Cette figure maternelle, qu’on lui concède rarement à cause de sa fonction sexuelle, est pourtant celle qu’elle adopte le plus volontiers avec les mortels, n’hésitant pas à intervenir pour protéger ses fils lors de la Guerre de Troie, mais aussi sous la forme inattendue d’une vieille femme, laissant penser comme Socrate, qu’il existait deux Aphrodites, l’une ancienne et spirituelle inspirant l’amour éternel, et l’autre plus jeune et superficielle, inspirant l’amour physique.
Ainsi, pour honorer la parole qu’elle a donnée à Pâris de lui permettre de posséder Hélène, la plus belle femme du monde, c’est sous cette forme qu’elle apparaît dans le palais de Priam pour ranimer le désir vacillant de la belle pour celui qui l’a séduite. Car depuis que Grecs et Troyens se font la guerre, Hélène a revu son premier époux, est prise de remords et commence à regretter son ancienne vie d’autant plus facilement qu’Héra et Athéna, du côté des Grecs, tentent d’infléchir son coeur en faveur de son ancien mari Ménélas. Mais Aphrodite veille. Troie sera en flammes plus facilement que la déesse ne manquera à sa parole.
C’est encore sous cette forme qu’elle fait son don le plus surprenant et le plus désintéressé des mythes qui la concernent. Passant par Lesbos, la célèbre île où vécut Sappho, elle emprunte la barque d’un vieux passeur pauvre mais généreux. Croyant que l’aspect misérable de la déesse était dû à sa vieillesse et à sa pauvreté, il décide de ne pas la faire payer. Aphrodite, reconnaissante, lui offre un baume magique lui rendant jeunesse et beauté.
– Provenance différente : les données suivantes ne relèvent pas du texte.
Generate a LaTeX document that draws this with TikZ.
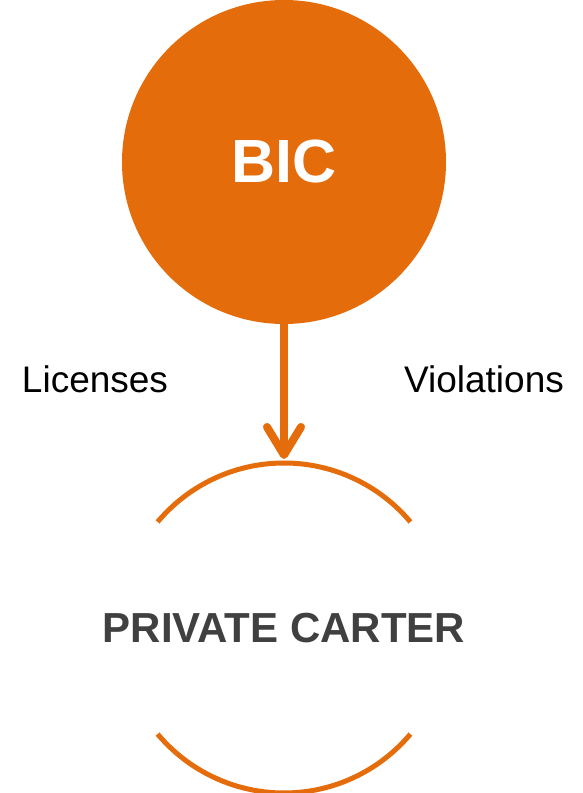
\documentclass[tikz,border=0pt]{standalone}
\usepackage{fontspec}
\setmainfont{Liberation Sans}
\usetikzlibrary{arrows.meta}
\definecolor{bicorange}{HTML}{E46C0A}
\definecolor{cartergray}{HTML}{404040}
\tikzset{
    agency/.style={
        circle, fill=bicorange, text=white, inner sep=0pt,
        minimum size=324pt,
        font=\fontsize{61}{61}\selectfont\bfseries
    },
    carter/.style={
        inner sep=0pt, text=cartergray,
        font=\fontsize{42}{42}\selectfont\bfseries
    },
    flow/.style={
        draw=bicorange, line width=8pt, shorten >=4pt,
        -{Straight Barb[round, length=28pt, width=34pt]}
    },
    rim/.style={draw=bicorange, line width=5pt},
    side/.style={anchor=base, font=\fontsize{37}{37}\selectfont}
}
\newcommand{\ringr}{165pt}

\begin{document}
\begin{tikzpicture}[x=1pt, y=1pt]
    \useasboundingbox (0,0) rectangle (583,793);

    % Regulator on top
    \node[agency] (bic) at (284,631) {BIC};

    % Regulated party below, open ring
    \node[carter] (carter) at (284,165) {PRIVATE CARTER};
    \coordinate (ringtop) at ([yshift=\ringr]carter.center);
    \draw[rim] ([shift={(40:\ringr)}]carter.center) arc[start angle=40, end angle=140, radius=\ringr];
    \draw[rim] ([shift={(220:\ringr)}]carter.center) arc[start angle=220, end angle=320, radius=\ringr];

    % Link between them
    \draw[flow] (bic.south) -- (ringtop);
    \node[side] (lic) at (95,400) {Licenses};
    \node[side] (vio) at (484,400) {Violations};
\end{tikzpicture}
\end{document}
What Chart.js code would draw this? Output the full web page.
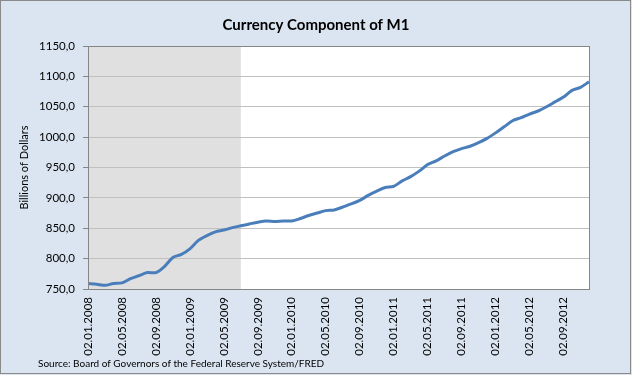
<!DOCTYPE html>
<html>
<head>
<meta charset="utf-8">
<script src="https://cdn.jsdelivr.net/npm/chart.js@4"></script>
<style>
  html, body { margin: 0; padding: 0; background: #dbe5f1; }
</style>
</head>
<body>
<canvas id="myChart" width="632" height="375"></canvas>
<script>
// months, first of each month (labels shown every 4 months)
const months = [
  '02.01.2008', '02.02.2008', '02.03.2008', '02.04.2008', '02.05.2008', '02.06.2008',
  '02.07.2008', '02.08.2008', '02.09.2008', '02.10.2008', '02.11.2008', '02.12.2008',
  '02.01.2009', '02.02.2009', '02.03.2009', '02.04.2009', '02.05.2009', '02.06.2009',
  '02.07.2009', '02.08.2009', '02.09.2009', '02.10.2009', '02.11.2009', '02.12.2009',
  '02.01.2010', '02.02.2010', '02.03.2010', '02.04.2010', '02.05.2010', '02.06.2010',
  '02.07.2010', '02.08.2010', '02.09.2010', '02.10.2010', '02.11.2010', '02.12.2010',
  '02.01.2011', '02.02.2011', '02.03.2011', '02.04.2011', '02.05.2011', '02.06.2011',
  '02.07.2011', '02.08.2011', '02.09.2011', '02.10.2011', '02.11.2011', '02.12.2011',
  '02.01.2012', '02.02.2012', '02.03.2012', '02.04.2012', '02.05.2012', '02.06.2012',
  '02.07.2012', '02.08.2012', '02.09.2012', '02.10.2012', '02.11.2012', '02.12.2012'
];

// currency component of M1, billions of dollars
const currency = [
  759, 758, 756, 759, 760, 767, 772, 777, 777, 787, 802, 807,
  816, 830, 838, 844, 847, 851, 854, 857, 860, 862, 861, 862,
  862, 866, 871, 875, 879, 880, 885, 890, 896, 904, 911, 917,
  919, 928, 935, 944, 955, 961, 969, 976, 981, 985, 991, 998,
  1007, 1017, 1027, 1032, 1038, 1043, 1050, 1058, 1066, 1077, 1082, 1091
];

// recession shading (month indexes)
const recessionStart = 0;
const recessionEnd = 18;

const FONT = 'Lato, "DejaVu Sans", sans-serif';

const backgroundPlugin = {
  id: 'background',
  beforeDraw(chart) {
    const { ctx, chartArea, scales } = chart;
    ctx.save();
    ctx.fillStyle = '#dbe5f1';
    ctx.fillRect(0, 0, chart.width, chart.height);
    ctx.fillStyle = '#ffffff';
    ctx.fillRect(chartArea.left, chartArea.top, chartArea.right - chartArea.left, chartArea.bottom - chartArea.top);
    const x0 = scales.x.getPixelForValue(recessionStart);
    const x1 = scales.x.getPixelForValue(recessionEnd);
    ctx.fillStyle = '#e0e0e0';
    ctx.fillRect(x0, chartArea.top, x1 - x0, chartArea.bottom - chartArea.top);
    ctx.restore();
  },
  afterDraw(chart) {
    const { ctx, chartArea } = chart;
    ctx.save();
    // plot area border
    ctx.strokeStyle = '#868686';
    ctx.lineWidth = 1;
    ctx.strokeRect(Math.round(chartArea.left) + 0.5, Math.round(chartArea.top) + 0.5,
      Math.round(chartArea.right - chartArea.left), Math.round(chartArea.bottom - chartArea.top));
    // outer border
    ctx.strokeStyle = '#8a8a8a';
    ctx.strokeRect(0.5, 0.5, 630, 373);
    // source
    ctx.fillStyle = '#000000';
    ctx.font = '10px ' + FONT;
    ctx.textBaseline = 'middle';
    ctx.fillText('Source: Board of Governors of the Federal Reserve System/FRED', 38, 364);
    ctx.restore();
  }
};

new Chart(document.getElementById('myChart').getContext('2d'), {
  type: 'line',
  data: {
    labels: months,
    datasets: [{
      label: 'Currency Component of M1',
      data: currency,
      borderColor: '#4a7ebb',
      borderWidth: 3,
      pointRadius: 0,
      tension: 0.3,
      fill: false
    }]
  },
  options: {
    responsive: false,
    animation: false,
    layout: { padding: { left: 10, right: 10, top: 2, bottom: 0 } },
    scales: {
      x: {
        offset: false,
        grid: { display: false, drawTicks: false },
        border: { display: false },
        afterFit: (s) => { s.height = 86; },
        ticks: {
          autoSkip: false,
          maxRotation: 90,
          minRotation: 90,
          padding: 8,
          color: '#000000',
          font: { family: FONT, size: 11.5 },
          callback: function (value, index) {
            return index % 4 === 0 ? this.getLabelForValue(value) : '';
          }
        }
      },
      y: {
        min: 750,
        max: 1150,
        afterFit: (s) => { s.width = 78; },
        grid: { color: '#c0c0c0', tickLength: 5, tickColor: '#868686' },
        border: { display: false },
        ticks: {
          stepSize: 50,
          padding: 8,
          color: '#000000',
          font: { family: FONT, size: 11.5 },
          callback: (v) => v.toFixed(1).replace('.', ',')
        },
        title: {
          display: true,
          text: 'Billions of Dollars',
          color: '#000000',
          padding: { top: 8, bottom: 0 },
          font: { family: FONT, size: 11 }
        }
      },
      // empty right-hand margin so the title centres on the whole picture
      yRight: {
        type: 'linear',
        position: 'right',
        display: true,
        afterFit: (s) => { s.width = 33; },
        grid: { display: false, drawTicks: false },
        border: { display: false },
        ticks: { display: false }
      }
    },
    plugins: {
      legend: { display: false },
      tooltip: { enabled: false },
      title: {
        display: true,
        text: 'Currency Component of M1',
        color: '#000000',
        padding: { top: 14, bottom: 12 },
        font: { family: FONT, size: 15, weight: 'bold', lineHeight: 1.2 }
      }
    }
  },
  plugins: [backgroundPlugin]
});
</script>
</body>
</html>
La légende raconte que c’est par amour pour lui, Phaon, que Sappho, pourtant peu attirée par les unions hétérosexuelles, s’est jetée d’une falaise par dépit amoureux. Il se dit que la déesse l’aima aussi.
Nos sociétés n’ont plus de déesse de l’Amour et de la Beauté à laquelle ils croient pour comprendre par une culture et des symboles cette partie fondamentale de leur existence qui se verra, au pire exposée vulgairement, au mieux gardée secrète en le coeur de chacun, ou confiée à l’oreille d’un membre du corps médical.
C’est pourquoi, lecteur, lectrice, toi qui as si souvent connu Aphrodite sous son aspect terrible et qui en as gardé le souvenir douloureux, songe pour une minute à Aphrodite la généreuse en te rappelant et honorant tout ce qu’elle t’a donné.